Ich hab da ein Problem (ok, das haben viele, ich weiß)
Also, ich habe einen Vokabeltrainer geschrieben, als Java Applet. So, um irgendwelche Programmfehler o.ä. gehts auch gar nicht, dann auf anderen PC's funktioniert dieser Vokabeltrainer einwandfrei. Wenn ich aber das Applet im Internet Explorer öffne (beachte, mit genau den gleichen Dateien, wie auf anderen PCs, kompiliert ist auch alles) starte alles auch einwandfrei. Doch wenn ich zum ersten Mal die Action auslöse (in dem Fall Button drücken für Vokabelvergleich) friert das Programm ein. Zwar blinkt der Cursor noch im Textfeld, doch passiert sonst einfach gar nichts mehr, nur noch über StrgAltEnt krieg ich den IE geschlossen. 
Woran kann das liegen??? Bitte um Hilfe, bin am Verzweifeln!!!
mfg 
Dr. Watson


----------



## L-ectron-X (24. Mai 2004)

Wo kann man sich mal das Applet ansehen? Möchte es gerne mal ausprobieren. Vielleicht fällt mir ja was auf.


----------



## bygones (24. Mai 2004)

kann es sein, dass du irgendwelche neuer Klassen verwendest und das Applet nur dem Applet-Viewer getestet hast ?

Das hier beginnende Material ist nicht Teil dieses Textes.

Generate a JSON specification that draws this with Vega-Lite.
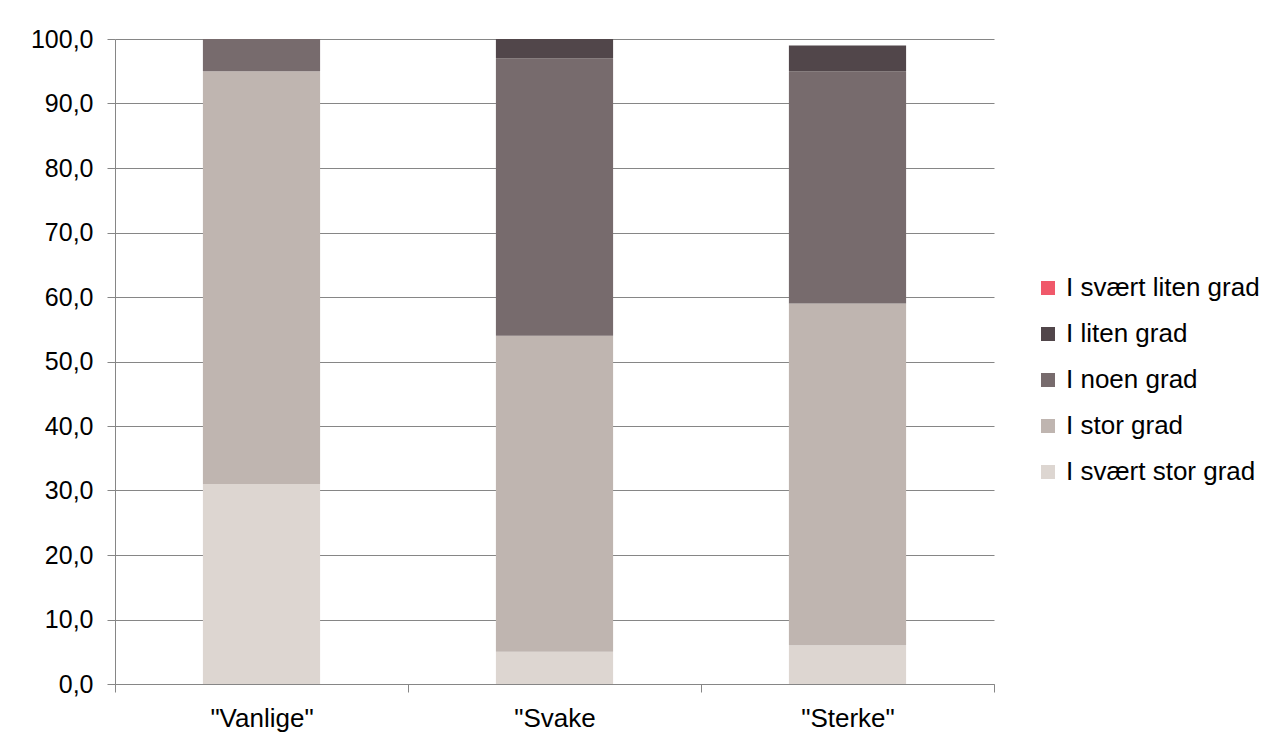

Meines wissens hat der IE Explorer nur ne Java Version von 1.2 oder ?! (weiß aber net genau)


----------



## L-ectron-X (24. Mai 2004)

@deathbyaclown: IE ist mit der 1.1.7 kompatibel. Wenn Du Applets mit der 1.1.8 programmierst läuft auch noch alles. Für Applets ist deshalb leider noch die 1.1.8 "Pflicht".


----------